WHAT YOU ARE ASKED TO DO: Repeat every line of the listing below exactly, minus the pictures.

===== DATA LINES =====

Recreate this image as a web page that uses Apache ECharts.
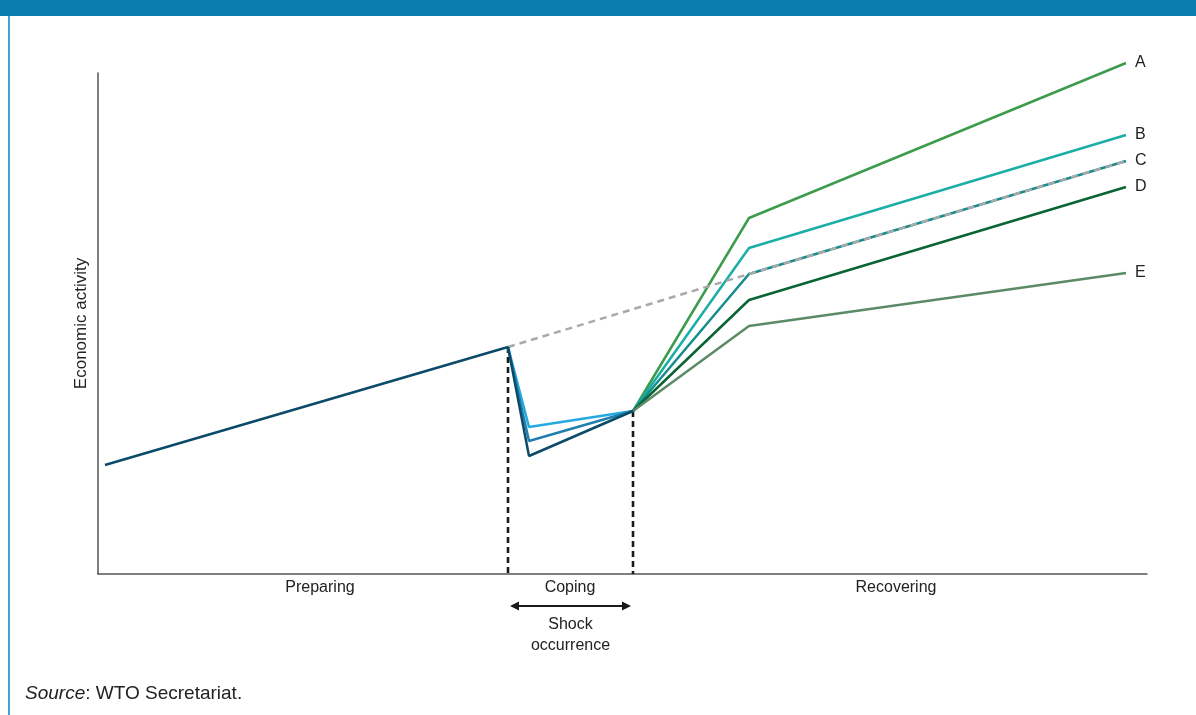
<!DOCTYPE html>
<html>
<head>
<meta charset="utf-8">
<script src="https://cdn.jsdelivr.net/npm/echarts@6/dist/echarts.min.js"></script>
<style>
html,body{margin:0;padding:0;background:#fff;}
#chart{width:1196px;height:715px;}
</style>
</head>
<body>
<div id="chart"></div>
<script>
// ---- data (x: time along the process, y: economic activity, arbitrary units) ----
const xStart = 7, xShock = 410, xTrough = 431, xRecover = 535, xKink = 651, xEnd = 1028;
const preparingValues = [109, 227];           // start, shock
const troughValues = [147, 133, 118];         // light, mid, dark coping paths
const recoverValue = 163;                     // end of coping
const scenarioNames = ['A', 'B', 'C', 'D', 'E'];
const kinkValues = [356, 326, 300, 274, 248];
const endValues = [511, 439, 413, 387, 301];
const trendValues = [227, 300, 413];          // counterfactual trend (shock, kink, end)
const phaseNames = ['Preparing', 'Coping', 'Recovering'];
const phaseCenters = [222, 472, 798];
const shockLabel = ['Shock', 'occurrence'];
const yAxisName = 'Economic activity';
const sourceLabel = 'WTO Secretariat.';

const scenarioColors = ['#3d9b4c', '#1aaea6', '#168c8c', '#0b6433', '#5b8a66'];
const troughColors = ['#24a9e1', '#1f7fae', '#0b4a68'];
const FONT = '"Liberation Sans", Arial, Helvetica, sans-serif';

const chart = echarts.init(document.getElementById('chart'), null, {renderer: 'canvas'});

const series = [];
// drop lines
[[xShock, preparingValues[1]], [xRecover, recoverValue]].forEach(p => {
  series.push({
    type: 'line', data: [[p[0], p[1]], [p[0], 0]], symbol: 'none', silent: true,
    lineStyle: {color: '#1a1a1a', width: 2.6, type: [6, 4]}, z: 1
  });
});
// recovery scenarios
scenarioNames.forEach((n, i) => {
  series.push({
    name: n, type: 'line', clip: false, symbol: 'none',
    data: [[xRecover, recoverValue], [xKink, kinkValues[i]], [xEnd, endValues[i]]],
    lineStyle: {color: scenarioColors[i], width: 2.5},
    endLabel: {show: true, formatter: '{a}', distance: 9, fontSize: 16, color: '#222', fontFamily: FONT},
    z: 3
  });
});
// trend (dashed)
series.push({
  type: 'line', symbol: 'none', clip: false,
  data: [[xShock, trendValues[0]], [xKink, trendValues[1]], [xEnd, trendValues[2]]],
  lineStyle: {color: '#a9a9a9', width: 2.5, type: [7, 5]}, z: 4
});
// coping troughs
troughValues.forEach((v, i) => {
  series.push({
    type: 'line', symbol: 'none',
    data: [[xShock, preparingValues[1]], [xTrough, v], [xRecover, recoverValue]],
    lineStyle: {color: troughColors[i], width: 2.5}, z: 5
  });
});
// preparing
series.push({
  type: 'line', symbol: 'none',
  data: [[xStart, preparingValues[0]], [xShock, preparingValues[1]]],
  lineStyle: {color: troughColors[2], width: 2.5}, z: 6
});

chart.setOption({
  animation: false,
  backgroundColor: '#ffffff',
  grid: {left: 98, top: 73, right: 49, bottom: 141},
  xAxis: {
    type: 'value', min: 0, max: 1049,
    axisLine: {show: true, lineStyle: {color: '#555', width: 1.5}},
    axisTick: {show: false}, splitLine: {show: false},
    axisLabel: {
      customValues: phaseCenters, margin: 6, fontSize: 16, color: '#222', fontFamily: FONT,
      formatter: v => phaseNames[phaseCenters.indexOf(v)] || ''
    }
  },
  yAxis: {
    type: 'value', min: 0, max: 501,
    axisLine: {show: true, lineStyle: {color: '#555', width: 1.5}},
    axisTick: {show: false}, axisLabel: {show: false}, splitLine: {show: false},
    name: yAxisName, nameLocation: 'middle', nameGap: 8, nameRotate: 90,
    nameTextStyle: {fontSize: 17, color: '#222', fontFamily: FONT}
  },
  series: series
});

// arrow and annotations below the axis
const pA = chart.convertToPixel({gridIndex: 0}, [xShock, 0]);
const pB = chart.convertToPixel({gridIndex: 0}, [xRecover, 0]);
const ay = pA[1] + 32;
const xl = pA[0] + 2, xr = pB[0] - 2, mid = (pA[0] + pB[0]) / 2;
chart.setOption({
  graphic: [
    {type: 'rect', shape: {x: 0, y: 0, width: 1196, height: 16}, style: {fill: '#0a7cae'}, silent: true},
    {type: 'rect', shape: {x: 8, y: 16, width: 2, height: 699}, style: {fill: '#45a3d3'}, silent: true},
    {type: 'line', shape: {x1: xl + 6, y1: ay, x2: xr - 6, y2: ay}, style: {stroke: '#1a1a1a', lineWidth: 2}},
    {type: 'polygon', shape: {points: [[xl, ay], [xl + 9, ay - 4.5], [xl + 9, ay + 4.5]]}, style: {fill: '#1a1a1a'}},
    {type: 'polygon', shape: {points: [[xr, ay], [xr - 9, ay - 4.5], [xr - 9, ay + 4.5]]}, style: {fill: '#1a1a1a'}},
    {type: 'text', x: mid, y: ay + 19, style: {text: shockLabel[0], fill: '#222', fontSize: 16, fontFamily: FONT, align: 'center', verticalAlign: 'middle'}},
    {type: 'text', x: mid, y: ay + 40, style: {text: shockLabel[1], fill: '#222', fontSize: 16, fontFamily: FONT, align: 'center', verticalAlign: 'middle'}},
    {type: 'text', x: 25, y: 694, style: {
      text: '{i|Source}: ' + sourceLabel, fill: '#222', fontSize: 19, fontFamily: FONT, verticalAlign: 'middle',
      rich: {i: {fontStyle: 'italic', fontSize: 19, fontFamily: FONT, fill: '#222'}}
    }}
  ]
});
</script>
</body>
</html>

=====

TASK ANSWER:
Recreate this image as a web page that uses Apache ECharts.
<!DOCTYPE html>
<html>
<head>
<meta charset="utf-8">
<script src="https://cdn.jsdelivr.net/npm/echarts@6/dist/echarts.min.js"></script>
<style>
html,body{margin:0;padding:0;background:#fff;}
#chart{width:1196px;height:715px;}
</style>
</head>
<body>
<div id="chart"></div>
<script>
// ---- data (x: time along the process, y: economic activity, arbitrary units) ----
const xStart = 7, xShock = 410, xTrough = 431, xRecover = 535, xKink = 651, xEnd = 1028;
const preparingValues = [109, 227];           // start, shock
const troughValues = [147, 133, 118];         // light, mid, dark coping paths
const recoverValue = 163;                     // end of coping
const scenarioNames = ['A', 'B', 'C', 'D', 'E'];
const kinkValues = [356, 326, 300, 274, 248];
const endValues = [511, 439, 413, 387, 301];
const trendValues = [227, 300, 413];          // counterfactual trend (shock, kink, end)
const phaseNames = ['Preparing', 'Coping', 'Recovering'];
const phaseCenters = [222, 472, 798];
const shockLabel = ['Shock', 'occurrence'];
const yAxisName = 'Economic activity';
const sourceLabel = 'WTO Secretariat.';

const scenarioColors = ['#3d9b4c', '#1aaea6', '#168c8c', '#0b6433', '#5b8a66'];
const troughColors = ['#24a9e1', '#1f7fae', '#0b4a68'];
const FONT = '"Liberation Sans", Arial, Helvetica, sans-serif';

const chart = echarts.init(document.getElementById('chart'), null, {renderer: 'canvas'});

const series = [];
// drop lines
[[xShock, preparingValues[1]], [xRecover, recoverValue]].forEach(p => {
  series.push({
    type: 'line', data: [[p[0], p[1]], [p[0], 0]], symbol: 'none', silent: true,
    lineStyle: {color: '#1a1a1a', width: 2.6, type: [6, 4]}, z: 1
  });
});
// recovery scenarios
scenarioNames.forEach((n, i) => {
  series.push({
    name: n, type: 'line', clip: false, symbol: 'none',
    data: [[xRecover, recoverValue], [xKink, kinkValues[i]], [xEnd, endValues[i]]],
    lineStyle: {color: scenarioColors[i], width: 2.5},
    endLabel: {show: true, formatter: '{a}', distance: 9, fontSize: 16, color: '#222', fontFamily: FONT},
    z: 3
  });
});
// trend (dashed)
series.push({
  type: 'line', symbol: 'none', clip: false,
  data: [[xShock, trendValues[0]], [xKink, trendValues[1]], [xEnd, trendValues[2]]],
  lineStyle: {color: '#a9a9a9', width: 2.5, type: [7, 5]}, z: 4
});
// coping troughs
troughValues.forEach((v, i) => {
  series.push({
    type: 'line', symbol: 'none',
    data: [[xShock, preparingValues[1]], [xTrough, v], [xRecover, recoverValue]],
    lineStyle: {color: troughColors[i], width: 2.5}, z: 5
  });
});
// preparing
series.push({
  type: 'line', symbol: 'none',
  data: [[xStart, preparingValues[0]], [xShock, preparingValues[1]]],
  lineStyle: {color: troughColors[2], width: 2.5}, z: 6
});

chart.setOption({
  animation: false,
  backgroundColor: '#ffffff',
  grid: {left: 98, top: 73, right: 49, bottom: 141},
  xAxis: {
    type: 'value', min: 0, max: 1049,
    axisLine: {show: true, lineStyle: {color: '#555', width: 1.5}},
    axisTick: {show: false}, splitLine: {show: false},
    axisLabel: {
      customValues: phaseCenters, margin: 6, fontSize: 16, color: '#222', fontFamily: FONT,
      formatter: v => phaseNames[phaseCenters.indexOf(v)] || ''
    }
  },
  yAxis: {
    type: 'value', min: 0, max: 501,
    axisLine: {show: true, lineStyle: {color: '#555', width: 1.5}},
    axisTick: {show: false}, axisLabel: {show: false}, splitLine: {show: false},
    name: yAxisName, nameLocation: 'middle', nameGap: 8, nameRotate: 90,
    nameTextStyle: {fontSize: 17, color: '#222', fontFamily: FONT}
  },
  series: series
});

// arrow and annotations below the axis
const pA = chart.convertToPixel({gridIndex: 0}, [xShock, 0]);
const pB = chart.convertToPixel({gridIndex: 0}, [xRecover, 0]);
const ay = pA[1] + 32;
const xl = pA[0] + 2, xr = pB[0] - 2, mid = (pA[0] + pB[0]) / 2;
chart.setOption({
  graphic: [
    {type: 'rect', shape: {x: 0, y: 0, width: 1196, height: 16}, style: {fill: '#0a7cae'}, silent: true},
    {type: 'rect', shape: {x: 8, y: 16, width: 2, height: 699}, style: {fill: '#45a3d3'}, silent: true},
    {type: 'line', shape: {x1: xl + 6, y1: ay, x2: xr - 6, y2: ay}, style: {stroke: '#1a1a1a', lineWidth: 2}},
    {type: 'polygon', shape: {points: [[xl, ay], [xl + 9, ay - 4.5], [xl + 9, ay + 4.5]]}, style: {fill: '#1a1a1a'}},
    {type: 'polygon', shape: {points: [[xr, ay], [xr - 9, ay - 4.5], [xr - 9, ay + 4.5]]}, style: {fill: '#1a1a1a'}},
    {type: 'text', x: mid, y: ay + 19, style: {text: shockLabel[0], fill: '#222', fontSize: 16, fontFamily: FONT, align: 'center', verticalAlign: 'middle'}},
    {type: 'text', x: mid, y: ay + 40, style: {text: shockLabel[1], fill: '#222', fontSize: 16, fontFamily: FONT, align: 'center', verticalAlign: 'middle'}},
    {type: 'text', x: 25, y: 694, style: {
      text: '{i|Source}: ' + sourceLabel, fill: '#222', fontSize: 19, fontFamily: FONT, verticalAlign: 'middle',
      rich: {i: {fontStyle: 'italic', fontSize: 19, fontFamily: FONT, fill: '#222'}}
    }}
  ]
});
</script>
</body>
</html>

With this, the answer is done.